Supplied information -
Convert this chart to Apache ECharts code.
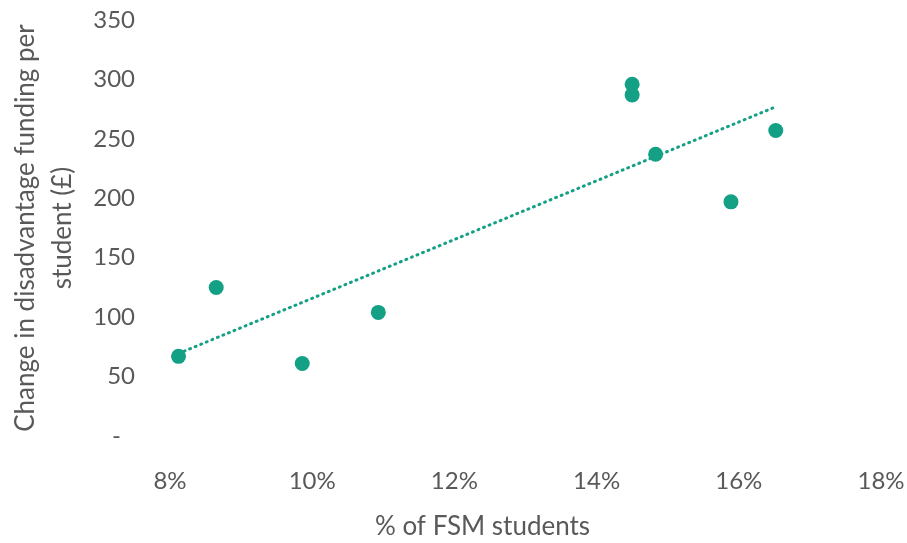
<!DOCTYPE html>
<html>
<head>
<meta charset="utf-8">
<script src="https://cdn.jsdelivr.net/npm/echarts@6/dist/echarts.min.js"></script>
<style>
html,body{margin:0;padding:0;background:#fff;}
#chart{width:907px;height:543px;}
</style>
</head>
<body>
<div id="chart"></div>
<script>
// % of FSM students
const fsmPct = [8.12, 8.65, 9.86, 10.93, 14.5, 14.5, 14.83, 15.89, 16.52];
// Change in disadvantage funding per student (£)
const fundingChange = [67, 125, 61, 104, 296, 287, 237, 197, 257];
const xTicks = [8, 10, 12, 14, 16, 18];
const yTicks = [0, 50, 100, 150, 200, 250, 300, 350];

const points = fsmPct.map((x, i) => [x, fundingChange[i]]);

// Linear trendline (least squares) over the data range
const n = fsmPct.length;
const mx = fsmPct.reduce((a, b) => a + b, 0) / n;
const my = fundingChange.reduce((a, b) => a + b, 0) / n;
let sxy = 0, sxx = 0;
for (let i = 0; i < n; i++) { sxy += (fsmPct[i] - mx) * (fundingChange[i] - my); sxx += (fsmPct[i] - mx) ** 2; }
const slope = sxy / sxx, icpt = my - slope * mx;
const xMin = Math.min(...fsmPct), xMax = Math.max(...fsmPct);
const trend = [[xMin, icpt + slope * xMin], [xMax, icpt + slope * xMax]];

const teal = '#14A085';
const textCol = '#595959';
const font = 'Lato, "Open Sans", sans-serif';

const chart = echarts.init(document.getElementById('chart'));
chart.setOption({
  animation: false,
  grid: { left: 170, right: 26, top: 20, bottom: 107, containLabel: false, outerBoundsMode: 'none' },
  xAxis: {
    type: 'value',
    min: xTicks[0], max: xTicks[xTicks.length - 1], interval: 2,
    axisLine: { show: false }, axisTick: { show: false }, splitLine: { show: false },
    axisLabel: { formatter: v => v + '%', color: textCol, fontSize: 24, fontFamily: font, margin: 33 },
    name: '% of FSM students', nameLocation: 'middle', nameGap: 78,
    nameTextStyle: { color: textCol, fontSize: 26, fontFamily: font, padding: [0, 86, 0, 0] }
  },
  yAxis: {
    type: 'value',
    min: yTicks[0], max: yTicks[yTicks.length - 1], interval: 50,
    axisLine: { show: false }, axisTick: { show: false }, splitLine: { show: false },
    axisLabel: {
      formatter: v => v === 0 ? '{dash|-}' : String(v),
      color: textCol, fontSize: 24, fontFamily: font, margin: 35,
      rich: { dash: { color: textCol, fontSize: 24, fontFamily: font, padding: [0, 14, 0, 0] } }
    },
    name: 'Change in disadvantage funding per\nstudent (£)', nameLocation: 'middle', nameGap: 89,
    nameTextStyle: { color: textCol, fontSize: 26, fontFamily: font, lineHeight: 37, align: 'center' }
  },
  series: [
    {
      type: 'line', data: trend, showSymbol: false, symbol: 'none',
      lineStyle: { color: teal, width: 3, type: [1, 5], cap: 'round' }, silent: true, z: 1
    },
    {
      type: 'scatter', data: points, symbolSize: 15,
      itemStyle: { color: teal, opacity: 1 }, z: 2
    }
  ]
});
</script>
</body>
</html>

Job - Leave out the pictures and restate everything else word for word.

Answer to this exercise -
Convert this chart to Apache ECharts code.
<!DOCTYPE html>
<html>
<head>
<meta charset="utf-8">
<script src="https://cdn.jsdelivr.net/npm/echarts@6/dist/echarts.min.js"></script>
<style>
html,body{margin:0;padding:0;background:#fff;}
#chart{width:907px;height:543px;}
</style>
</head>
<body>
<div id="chart"></div>
<script>
// % of FSM students
const fsmPct = [8.12, 8.65, 9.86, 10.93, 14.5, 14.5, 14.83, 15.89, 16.52];
// Change in disadvantage funding per student (£)
const fundingChange = [67, 125, 61, 104, 296, 287, 237, 197, 257];
const xTicks = [8, 10, 12, 14, 16, 18];
const yTicks = [0, 50, 100, 150, 200, 250, 300, 350];

const points = fsmPct.map((x, i) => [x, fundingChange[i]]);

// Linear trendline (least squares) over the data range
const n = fsmPct.length;
const mx = fsmPct.reduce((a, b) => a + b, 0) / n;
const my = fundingChange.reduce((a, b) => a + b, 0) / n;
let sxy = 0, sxx = 0;
for (let i = 0; i < n; i++) { sxy += (fsmPct[i] - mx) * (fundingChange[i] - my); sxx += (fsmPct[i] - mx) ** 2; }
const slope = sxy / sxx, icpt = my - slope * mx;
const xMin = Math.min(...fsmPct), xMax = Math.max(...fsmPct);
const trend = [[xMin, icpt + slope * xMin], [xMax, icpt + slope * xMax]];

const teal = '#14A085';
const textCol = '#595959';
const font = 'Lato, "Open Sans", sans-serif';

const chart = echarts.init(document.getElementById('chart'));
chart.setOption({
  animation: false,
  grid: { left: 170, right: 26, top: 20, bottom: 107, containLabel: false, outerBoundsMode: 'none' },
  xAxis: {
    type: 'value',
    min: xTicks[0], max: xTicks[xTicks.length - 1], interval: 2,
    axisLine: { show: false }, axisTick: { show: false }, splitLine: { show: false },
    axisLabel: { formatter: v => v + '%', color: textCol, fontSize: 24, fontFamily: font, margin: 33 },
    name: '% of FSM students', nameLocation: 'middle', nameGap: 78,
    nameTextStyle: { color: textCol, fontSize: 26, fontFamily: font, padding: [0, 86, 0, 0] }
  },
  yAxis: {
    type: 'value',
    min: yTicks[0], max: yTicks[yTicks.length - 1], interval: 50,
    axisLine: { show: false }, axisTick: { show: false }, splitLine: { show: false },
    axisLabel: {
      formatter: v => v === 0 ? '{dash|-}' : String(v),
      color: textCol, fontSize: 24, fontFamily: font, margin: 35,
      rich: { dash: { color: textCol, fontSize: 24, fontFamily: font, padding: [0, 14, 0, 0] } }
    },
    name: 'Change in disadvantage funding per\nstudent (£)', nameLocation: 'middle', nameGap: 89,
    nameTextStyle: { color: textCol, fontSize: 26, fontFamily: font, lineHeight: 37, align: 'center' }
  },
  series: [
    {
      type: 'line', data: trend, showSymbol: false, symbol: 'none',
      lineStyle: { color: teal, width: 3, type: [1, 5], cap: 'round' }, silent: true, z: 1
    },
    {
      type: 'scatter', data: points, symbolSize: 15,
      itemStyle: { color: teal, opacity: 1 }, z: 2
    }
  ]
});
</script>
</body>
</html>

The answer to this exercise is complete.